Sama seperti dalam mewujudkan suasana pembelajaran, proses pembelajaran pun seyogyanya didesain agar peserta didik dapat secara aktif mengembangkan segenap potensi yang dimilikinya, dengan mengedepankan pembelajaran yang berpusat pada siswa (student-centered) dalam bingkai model dan strategi pembelajaran aktif (active learning), ditopang oleh peran guru sebagai fasilitator belajar.

3. Memiliki Kekuatan Spiritual Keagamaan, Pengendalian Diri, Kepribadian, Kecerdasan, Akhlak Mulia, Serta Keterampilan yang diperlukan Dirinya, Masyarakat, Bangsa dan Negara.
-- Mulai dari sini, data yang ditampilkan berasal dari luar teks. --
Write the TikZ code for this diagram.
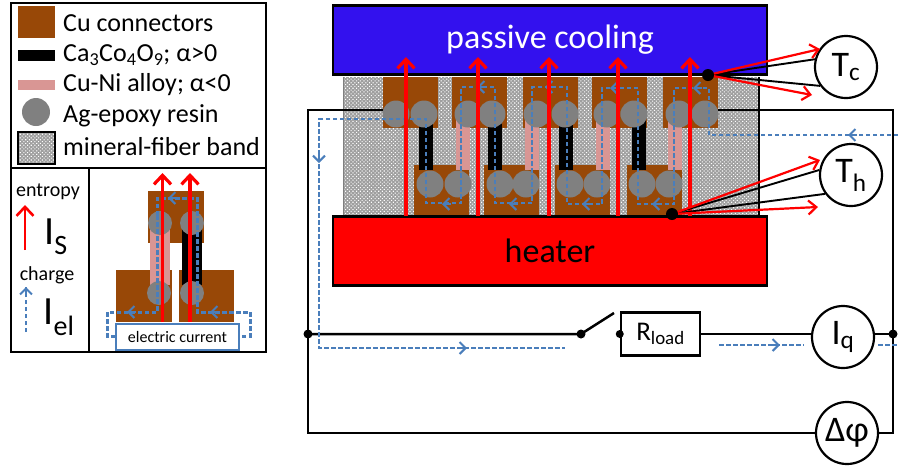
\documentclass[tikz,border=0pt]{standalone}
\usepackage{fontspec}
\setmainfont{Carlito}
\usetikzlibrary{arrows.meta,patterns.meta}
\definecolor{copper}{HTML}{984807}
\definecolor{alloy}{HTML}{D99694}
\definecolor{resin}{HTML}{808080}
\definecolor{flowblue}{HTML}{4A7EBB}
\definecolor{coolblue}{HTML}{3311EE}
\newcommand{\size}[1]{\fontsize{#1}{#1}\selectfont}
\tikzset{
    cu/.style={fill=copper,draw=none},
    resinball/.style={fill=resin,draw=none},
    band/.style={preaction={fill=gray!75},pattern={Dots[radius=0.75pt,distance=2.6pt,angle=45]},pattern color=white},
    box/.style={draw=black,line width=2.6pt},
    wire/.style={draw=black,line width=2.5pt},
    dot/.style={fill=black,draw=none},
    sensor/.style={circle,draw=black,line width=2.2pt,fill=white,minimum size=62pt,inner sep=0pt,font=\size{36}},
    entropy/.style={red,line width=3.2pt,->,>={Straight Barb[length=9pt,width=17pt]}},
    probe/.style={red,line width=2.2pt,->,>={Straight Barb[length=8pt,width=14pt]}},
    flow/.style={flowblue,line width=2.2pt,dash pattern=on 4.5pt off 2.5pt},
    flowtip/.style={flowblue,line width=2pt,->,>={Straight Barb[length=6pt,width=12pt]}},
    legend/.style={anchor=west,inner sep=0pt,font=\size{26}},
}
\begin{document}
\begin{tikzpicture}[x=1pt,y=-1pt,line join=miter]
    \useasboundingbox (0,0) rectangle (898,467);
    %% Module
    \fill[band] (343,77) rectangle (759,216);
    \draw[black,line width=1.4pt] (759,77) -- (759,216);
    \draw[gray,line width=1pt] (343,77) -- (343,216);
    \foreach \cux in {383,452,523,592,663} \fill[cu] (\cux,77) rectangle ++(55,51);
    \foreach \cux in {414,484,555,627} \fill[cu] (\cux,165) rectangle ++(55,51);
    \foreach \legx in {419,488,559,632} \fill[black] (\legx,120) rectangle ++(14,50);
    \foreach \legx in {456,525,596,668} \fill[alloy] (\legx,120) rectangle ++(14,50);
    \foreach \ballx in {396,424,468,492,537,565,607,634,679,705} \fill[resinball] (\ballx,114) circle (13.5);
    \foreach \ballx in {430,458,500,526,570,597,642,669} \fill[resinball] (\ballx,184) circle (13.5);
    %% Plates
    \node[box,fill=coolblue,text=white,minimum width=434pt,minimum height=69pt,inner sep=0pt,font=\size{34}] (cooling) at (550,40) {\raisebox{-3pt}{passive cooling}};
    \node[box,fill=red,minimum width=434pt,minimum height=69pt,inner sep=0pt,font=\size{34}] (heater) at (550,251) {heater};
    %% Circuit
    \coordinate (connL) at (383,110);
    \coordinate (connR) at (718,110);
    \coordinate (cornerTL) at (308,110);
    \coordinate (cornerTR) at (893,110);
    \coordinate (cornerBL) at (308,433);
    \coordinate (cornerBR) at (893,433);
    \coordinate (nodeL) at (308,334);
    \coordinate (nodeR) at (893,334);
    \coordinate (switchA) at (581,334);
    \coordinate (switchB) at (614,313);
    \node[draw=black,line width=2.5pt,minimum width=79pt,minimum height=43pt,inner sep=0pt,font=\size{27}] (load) at (660.5,334) {R\textsubscript{load}};
    \node[sensor] (Iq) at (843,337) {I\textsubscript{q}};
    \node[sensor] (dphi) at (847,433) {Δφ};
    \node[sensor] (Tc) at (846,67) {T\textsubscript{c}};
    \node[sensor] (Th) at (851,175) {T\textsubscript{h}};
    \draw[wire] (connL) -- (cornerTL) -- (cornerBL) -- (dphi);
    \draw[wire] (connR) -- (cornerTR) -- (cornerBR) -- (dphi);
    \draw[wire] (nodeL) -- (switchA) -- (switchB);
    \draw[wire] (load.east) -- (load.east -| Iq.west);
    \draw[wire] (nodeR -| Iq.east) -- (nodeR);
    \fill[dot] (nodeL) circle (4.5);
    \fill[dot] (nodeR) circle (4.5);
    \fill[dot] (switchA) circle (4.5);
    \fill[dot] (load.west) circle (4);
    %% Charge path
    \draw[flow] (898,135) -- (709,135) -- (709,88) -- (674,88) -- (674,204) -- (638,204) -- (638,88)
        -- (602,88) -- (602,204) -- (567,204) -- (567,87) -- (532,87) -- (532,203) -- (495,203)
        -- (495,87) -- (461,87) -- (461,203) -- (426,203) -- (426,119) -- (319,119) -- (319,348) -- (565,348);
    \draw[flow] (719,345) -- (804,345);
    \draw[flow] (878,345) -- (898,345);
    \foreach \tipx/\tipy in {477/87,545/87,610/88,693/88,442/204,509/204,582/204,652/204,848/135}
        \draw[flowtip] (\tipx+9,\tipy) -- (\tipx,\tipy);
    \foreach \tipx/\tipy in {467/348,780/345}
        \draw[flowtip] (\tipx-9,\tipy) -- (\tipx,\tipy);
    \draw[flowtip] (319,150) -- (319,163);
    %% Entropy
    \foreach \arrx in {406,478,549,618,690} \draw[entropy] (\arrx,216) -- (\arrx,57);
    %% Thermocouples
    \coordinate (cold) at (708,75);
    \coordinate (hot) at (672,214);
    \coordinate (coldA) at (820,49);
    \coordinate (coldB) at (812,95);
    \coordinate (hotA) at (820,160);
    \coordinate (hotB) at (818,207);
    \draw[black,line width=1.9pt] (cold) -- (Tc.166);
    \draw[black,line width=1.9pt] (cold) -- (Tc.216);
    \draw[black,line width=1.9pt] (hot) -- (Th.171);
    \draw[black,line width=1.9pt] (hot) -- (Th.216);
    \draw[probe] (cold) -- (coldA);
    \draw[probe] (cold) -- (coldB);
    \draw[probe] (hot) -- (hotA);
    \draw[probe] (hot) -- (hotB);
    \fill[dot] (cold) circle (6);
    \fill[dot] (hot) circle (6);
    %% Legend
    \draw[black,line width=1.6pt] (11,3) rectangle (266,352);
    \draw[black,line width=1.6pt] (11,168) -- (266,168);
    \draw[black,line width=1.6pt] (89,168) -- (89,352);
    \fill[cu] (18,6) rectangle (55,38);
    \fill[black] (18,50) rectangle (55,61);
    \fill[alloy] (18,80) rectangle (55,90);
    \fill[resinball] (36,112) circle (14);
    \fill[band] (18,132) rectangle (55,164);
    \draw[black,line width=1.8pt] (18,132) rectangle (55,164);
    \node[legend] (cuText) at (63,23) {Cu connectors};
    \node[legend] (caText) at (63,55) {Ca\textsubscript{3}Co\textsubscript{4}O\textsubscript{9}; α>0};
    \node[legend] (niText) at (63,85) {Cu-Ni alloy; α<0};
    \node[legend] (agText) at (63,116) {Ag-epoxy resin};
    \node[legend] (bandText) at (63,147) {mineral-fiber band};
    %% Symbols
    \node[inner sep=0pt,font=\size{20}] (entropyText) at (48,192) {entropy};
    \node[inner sep=0pt,font=\size{20}] (chargeText) at (47,275) {charge};
    \node[inner sep=0pt,font=\size{40}] (Is) at (56,237) {I\textsubscript{S}};
    \node[inner sep=0pt,font=\size{40}] (Iel) at (59,317) {I\textsubscript{el}};
    \coordinate (entropyBase) at (25,250);
    \coordinate (entropyTip) at (25,205);
    \coordinate (chargeBase) at (26,332);
    \coordinate (chargeTip) at (26,287);
    \draw[entropy,line width=2.6pt] (entropyBase) -- (entropyTip);
    \draw[flow] (chargeBase) -- (chargeTip);
    \draw[flowtip] (26,296) -- (chargeTip);
    %% Single couple
    \fill[cu] (148,191) rectangle (204,243);
    \fill[cu] (116,270) rectangle (172,322);
    \fill[cu] (179,270) rectangle (234,322);
    \fill[alloy] (150,225) rectangle (170,285);
    \fill[black] (182,225) rectangle (202,285);
    \foreach \ballx/\bally in {160/223,192/223,159/293,192/293} \fill[resinball] (\ballx,\bally) circle (12);
    \node[draw=flowblue,line width=1.8pt,fill=white,minimum width=123pt,minimum height=26pt,inner sep=0pt,font=\size{16}] (current) at (177.5,337) {electric current};
    \draw[flow,line width=3pt] (157,215) -- (157,198) -- (197,198) -- (197,312) -- (250,312) -- (250,336) -- (current.east |- 250,336);
    \draw[flow,line width=3pt] (157,215) -- (157,312) -- (107,312) -- (107,336) -- (current.west |- 107,336);
    \draw[flowtip] (177,198) -- (168,198);
    \draw[flowtip] (136,312) -- (127,312);
    \draw[flowtip] (219,312) -- (210,312);
    \draw[entropy] (162.5,322) -- (162.5,173);
    \draw[entropy] (190,322) -- (190,173);
\end{tikzpicture}
\end{document}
Pokok pikiran yang ketiga ini, selain merupakan bagian dari definisi pendidikan sekaligus menggambarkan pula tujuan pendidikan nasional kita , yang sudah demikian lengkap. Di sana tertera tujuan yang berdimensi ke-Tuhan-an, pribadi, dan sosial. Artinya, pendidikan yang dikehendaki bukanlah pendidikan sekuler, bukan pendidikan individualistik, dan bukan pula pendidikan sosialistik, tetapi pendidikan yang mencari keseimbangan diantara ketiga dimensi tersebut.

Jika belakangan ini gencar disosialisasikan pendidikan karakter, dengan melihat pokok pikiran yang ketiga dari definisi pendidikan ini maka sesungguhnya pendidikan karakter sudah implisit dalam pendidikan, jadi bukanlah sesuatu yang baru. Selanjutnya tujuan-tujuan tersebut dijabarkan ke dalam tujuan-tujuan pendidikan di bawahnya (tujuan level messo dan mikro) dan dioperasionalkan melalui tujuan pembelajaran yang dilaksanakan oleh guru dalam proses pembelajaran. Ketercapaian tujuan – tujuan pada tataran operasional memiliki arti yang strategis bagi pencapaian tujuan pendidikan nasional. Berdasarkan uraian di atas, kita melihat bahwa dalam definisi pendidikan yang tertuang dalam UU No. 20 Tahun 2003, tampaknya tidak hanya sekedar menggambarkan apa pendidikan itu, tetapi memiliki makna dan implikasi yang luas tentang siapa sesunguhnya pendidik itu, siapa peserta didik (siswa) itu, bagaimana seharusnya mendidik, dan apa yang ingin dicapai oleh pendidikan.